Choosing crops for drought-prone areas

| October 16, 2017

Download this story

This week’s Farmer story from Zimbabwe highlights the potential benefits of choosing drought-tolerant crop varieties. Our Script of the week looks at a somewhat broader approach to adapting to climate change: Choosing drought-tolerant crops. This script was part of a package we distributed in 2005 which focused on the many impacts of HIV and AIDS on farming communities.

Because HIV and AIDS weakens or kills adults in the prime of their working life, it has a significant impact on the workforce, and consequently on farming and food security in rural communities. This is an important consideration when planning programming on HIV and AIDS for rural audiences.

One of the factors that increases the vulnerability of rural people to the impact of HIV and AIDS is drought. When farmers face so many other challenges, it is important that they reduce the risk of crop failure from drought as much as possible. Farmers can reduce this risk by growing drought-resistant crops. This script discusses how crops sometimes fail because they’re not grown in the right conditions.

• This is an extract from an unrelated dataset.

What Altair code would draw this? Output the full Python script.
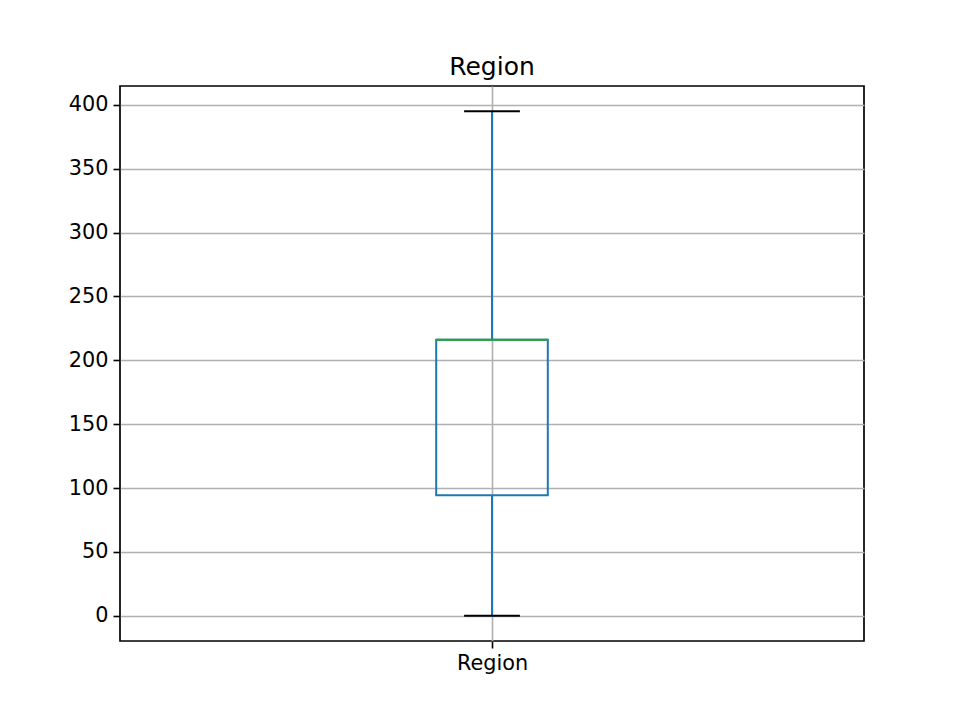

Examples of drought-resistant crops that you may want to discuss in your broadcasts are: cassava, finger and pearl millet, teff, fonio, amaranth species, sorghum, date palm, and a great number of traditional vegetables and fruits. These all do relatively well in a drought.

But the most important thing is to encourage your listeners to find out what grows well locally. These species could be well known already, but may be wrongly seen as “poor people’s food” or “old-fashioned.” In many areas, such species are in danger of being lost forever because they have been replaced with more popular crops. Yet they are often more nutritious and hardier, and better adapted to local climate and soils.

Farmers need other ways to cope with drought as well. Capturing rainwater on rooftops or in the soil, using soil conservation techniques such as mulches, using low-cost drip irrigation … there are many possibilities. Find out from farmers in your audience how they cope with drought and discuss their ideas in your programs. A call-in format might be a good way to share methods.